In October 2016, the Colorado Department of Public Health & Environment (the agency) expressed concerns over construction activities performed by UPRR inside the Moffat Tunnel. Those activities, which were deemed safety critical, had caused contaminants from inside the tunnel to be discharged into the adjacent Frasier River in violation of the tunnel's National Pollutant Discharge Elimination System (NPDES) permit. Following extensive discussions with the agency, and UPRR's commitment to install and operate best management practices (BMPs), the agency agreed to allow UPRR to resume safety-related construction activities. In February 2018, the agency issued a notice of violation (NOV) which alleged violations of State water laws and the NPDES permit. The NOV mandated a number of corrective actions to be implemented immediately and reserved for a later date the issue of penalties. In June 2019, the agency contacted UPRR to engage in discussions regarding an appropriate monetary penalty. In September 2019, the parties reached a preliminary agreement on the amount of the penalty, i.e., $140,000. UPRR is now engaged in drafting final terms and conditions for settlement. We expect to finalize the agreement and execute payment in the first quarter of 2020.

We receive notices from the EPA and state environmental agencies alleging that we are or may be liable under federal or state environmental laws for remediation costs at various sites throughout the U.S., including sites on the Superfund National Priorities List or state superfund lists. We cannot predict the ultimate impact of these proceedings and suits because of the number of potentially responsible parties involved, the degree of contamination by various wastes, the scarcity and quality of volumetric data related to many of the sites, and the speculative nature of remediation costs.
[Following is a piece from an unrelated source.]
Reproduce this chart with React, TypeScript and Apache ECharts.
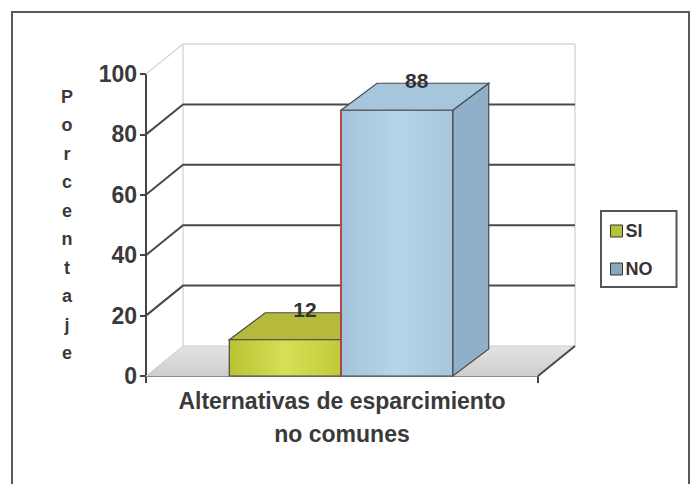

Information concerning environmental claims and contingencies and estimated remediation costs is set forth in Management’s Discussion and Analysis of Financial Condition and Results of Operations – Critical Accounting Policies – Environmental, Item 7 of our 2018 Annual Report on Form 10-K.

Other Matters

Antitrust Litigation - As we reported in our Quarterly Report on Form 10-Q for the quarter ended June 30, 2007, 20 rail shippers (many of whom are represented by the same law firms) filed virtually identical antitrust lawsuits in various federal district courts against us and four other Class I railroads in the U.S. Currently, UPRR and three other Class I railroads are the named defendants in the lawsuit. As previously reported, an appellate hearing related to the U.S. District Court for the District of Columbia’s denial of class certification for the rail shippers was held on September 28, 2018. On August 16, 2019, the U.S. Court of Appeals for the District of Columbia Circuit affirmed the decision of U.S. District Court denying class certification (the Certification Denial). A status conference is expected to determine how the case will proceed. Since the D.C. Circuit's ruling, approximately 25 lawsuits have been filed in federal court based on claims identical to those alleged in the class case. Union Pacific has also entered into certain tolling agreements. Like the class action claims, Union Pacific believes these claims are without merit. For additional information on this lawsuit, please refer to Item 3. Legal Proceedings, under Other Matters, Antitrust Litigation in our most recently filed Annual Report on Form 10-K for the year ended December 31, 2018.

As we reported in our Current Report on Form 8-K, filed on June 10, 2011, the Railroad received a complaint filed in the U.S. District Court for the District of Columbia on June 7, 2011, by Oxbow Carbon & Minerals LLC and related entities (Oxbow). The fuel surcharge antitrust claim remains and was stayed pending the decision on class certification discussed above. As a result of the Certification Denial, a status conference with the Court is expected to determine how the case will proceed. For additional information on Oxbow, please refer to Item 3. Legal Proceedings, under Other Matters, Antitrust Litigation in our most recently filed Annual Report on Form 10-K for the year ended December 31, 2018.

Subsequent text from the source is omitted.